El vecino malo ha matado a su cerdo. Por aquí se dice que, por San Andrés, el que no tiene cerdo mata a su mujer; así que casi es una tranquilidad a pesar de los gritos del uno, que no dejaba de nombrarle la madre al otro (que debía estar viéndose venir el desastre) para que se estuviese quieto. Mal hecho, porque el gorrino que muere intranquilo da peor jamón y menos carnes que el que lo hace en la inopia. Así lo ha leído un servidor en alguna parte.
Preparamos la casa para este puente que viene. No hay mucho que hacer: un poco de limpieza de armarios, encender chimeneas y fumigar un puñado de mosquitos de la fruta. Los armarios son peligrosos. Uno nunca sabe cuando puede saltar sobre él una vieja colección de postales francesas, o unos pantalones campana agazapados cual bestia feroz entre la ropa de invierno, por no mencionar los zapatos que, como vegetación putrescente, se amontonan formando un mosaico desigual, de olor dulzón y consistencia engañosa.
— ¡Una araña, una araña!
— Toma, araña mala, por asustar a Raquel.
— No las has dado.
— Pero la he puesto en fuga.
Podría haberlo hecho (haberle acertado a la araña) un servidor, pero el arma que esgrimía era una antología de antiguos poemas irlandeses que ha publicado Gredos, y que desea comparar con aquella que sacó en su día Plaza y Janés: La poesía irlandesa, lo que hará en cuanto termine con los armarios.
Algunos poemas faltan en una y están en otra. Pero los que coinciden varían lo justo como para que servidor vuelva a la de Mariá Manent, la más antigua, que es en la que leyó de joven aquellas leyendas, mágicas hasta la belleza, a partir de las que Robert Graves construyese aquel libro tan disparatado como admirable: La diosa Blanca. En el tocadiscos suena Le nozze di Figaro (Mozart), dirigida por Giulini. Un detalle de mi hermano Luis y de su mujer, Cris, por los cincuenta años de un servidor. Raquel corrige exámenes. Servidor hojea y se encuentro con un viejo conocido:
y yo poseo el mío.
Para cazar ratones él aguza su ingenio:
yo lo aguzo en mi oficio…
Es un poema marginal del Codex S. Pauli, y se atribuye a un estudiante de Carintia (del monasterio), allá por los finales del siglo VIII. Se lo lee a Raquel un servidor: para el final se he puesto de pie, y gesticula exagerando un poco:
ninguno la labor del otro impide:
cada cual con su arte
y firme en sus delicias.
Raquel también se pone de pie.

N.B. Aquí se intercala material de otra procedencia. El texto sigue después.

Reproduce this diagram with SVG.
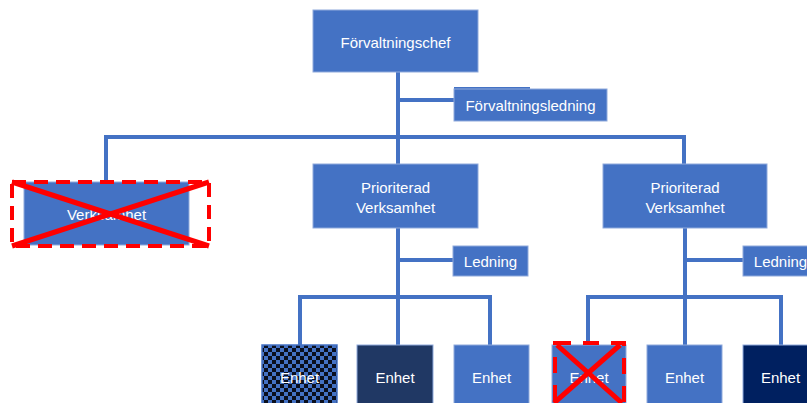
<svg xmlns="http://www.w3.org/2000/svg" width="807" height="403" viewBox="0 0 807 403">
<style>
.box{fill:#4472C4;stroke:#8FAADC;stroke-width:1}
.t{font-family:"Liberation Sans",Arial,sans-serif;font-size:15px;fill:#FFFFFF;text-anchor:middle;dominant-baseline:central}
.c{fill:none;stroke:#4472C4;stroke-width:4}
.rd{fill:none;stroke:#FF0000;stroke-width:4;stroke-dasharray:14 8}
.rx{stroke:#FF0000;stroke-width:5}
</style>
<defs>
<pattern id="chk" width="8" height="8" patternUnits="userSpaceOnUse">
<rect width="8" height="8" fill="#4472C4"/>
<rect x="0" y="0" width="4" height="4" fill="#0A0F1E"/>
<rect x="4" y="4" width="4" height="4" fill="#0A0F1E"/>
</pattern>
</defs>
<g id="connectors">
<path class="c" d="M398 72V165"/>
<path class="c" d="M398 100H455"/>
<path class="c" d="M106 183V137H684V165"/>
<path class="c" d="M398 228V345"/>
<path class="c" d="M398 260H454"/>
<path class="c" d="M300 345V297H490V345"/>
<path class="c" d="M685 228V345"/>
<path class="c" d="M685 260H744"/>
<path class="c" d="M588 345V297H781V345"/>
</g>
<g id="forvaltningschef">
<rect class="box" x="313" y="10" width="165" height="62"/>
<text class="t" x="395.5" y="42">Förvaltningschef</text>
</g>
<g id="forvaltningsledning">
<rect x="454" y="87" width="76" height="12" fill="#4472C4"/>
<rect class="box" x="454" y="89" width="153" height="32"/>
<text class="t" x="530.5" y="105">Förvaltningsledning</text>
</g>
<g id="verksamhet">
<rect class="box" x="24" y="182" width="165" height="63"/>
<text class="t" x="106.5" y="214">Verksamhet</text>
<rect class="rd" x="12" y="182" width="197" height="64"/>
<line class="rx" x1="12" y1="182" x2="209" y2="246"/>
<line class="rx" x1="12" y1="246" x2="209" y2="182"/>
</g>
<g id="prioriterad1">
<rect class="box" x="313" y="164" width="165" height="64"/>
<text class="t" x="395.5" y="187">Prioriterad</text>
<text class="t" x="395.5" y="207">Verksamhet</text>
</g>
<g id="prioriterad2">
<rect class="box" x="603" y="164" width="164" height="64"/>
<text class="t" x="685" y="187">Prioriterad</text>
<text class="t" x="685" y="207">Verksamhet</text>
</g>
<g id="ledning1">
<rect class="box" x="453" y="246" width="75" height="30"/>
<text class="t" x="490.5" y="261">Ledning</text>
</g>
<g id="ledning2">
<rect class="box" x="743" y="246" width="75" height="30"/>
<text class="t" x="780.5" y="261">Ledning</text>
</g>
<g id="enhet1">
<rect x="262" y="345" width="75" height="70" fill="url(#chk)" stroke="#4472C4" stroke-width="1.5"/>
<text class="t" x="299.5" y="377">Enhet</text>
</g>
<g id="enhet2">
<rect x="357" y="345" width="76" height="70" fill="#203864" stroke="#8FAADC" stroke-width="1"/>
<text class="t" x="395" y="377">Enhet</text>
</g>
<g id="enhet3">
<rect class="box" x="454" y="345" width="75" height="70"/>
<text class="t" x="491.5" y="377">Enhet</text>
</g>
<g id="enhet4">
<rect class="box" x="552" y="345" width="74" height="70"/>
<text class="t" x="589" y="377">Enhet</text>
<rect class="rd" x="555" y="343" width="69" height="72" style="stroke-dasharray:16 12"/>
<line class="rx" x1="557" y1="345" x2="622" y2="403"/>
<line class="rx" x1="620" y1="345" x2="554" y2="403"/>
</g>
<g id="enhet5">
<rect class="box" x="647" y="345" width="75" height="70"/>
<text class="t" x="684.5" y="377">Enhet</text>
</g>
<g id="enhet6">
<rect x="743" y="345" width="75" height="70" fill="#002060" stroke="#8FAADC" stroke-width="1"/>
<text class="t" x="780.5" y="377">Enhet</text>
</g>
</svg>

Le beso los párpados. Ella sonríe. Tiene cara de cansada.
— Voy a beberme un vaso de agua y a meterme en la cama.
Raquel, la pelirroja delgaducha, se marcha por su vaso de agua y servidor se asomo un momento al balcón. Escucha los sonidos atentos de esta pagana Irlanda que es el Bierzo nocturno. «Bajo sus verdes ramas bien se escribe», le parece oír decir a alguno de los gatos montesinos que se acurrucan en los escondrijos del jardín. También, a lo lejos, se escucha el lamento de los cerdos muertos cuyos espíritus vagan por los viejos caminos de esta tierra salvaje y misteriosa asustando a los inocentes peregrinos y a los poetas que, en exceso osados, se entretienen escuchando a la noche. Ha empezado a nevar.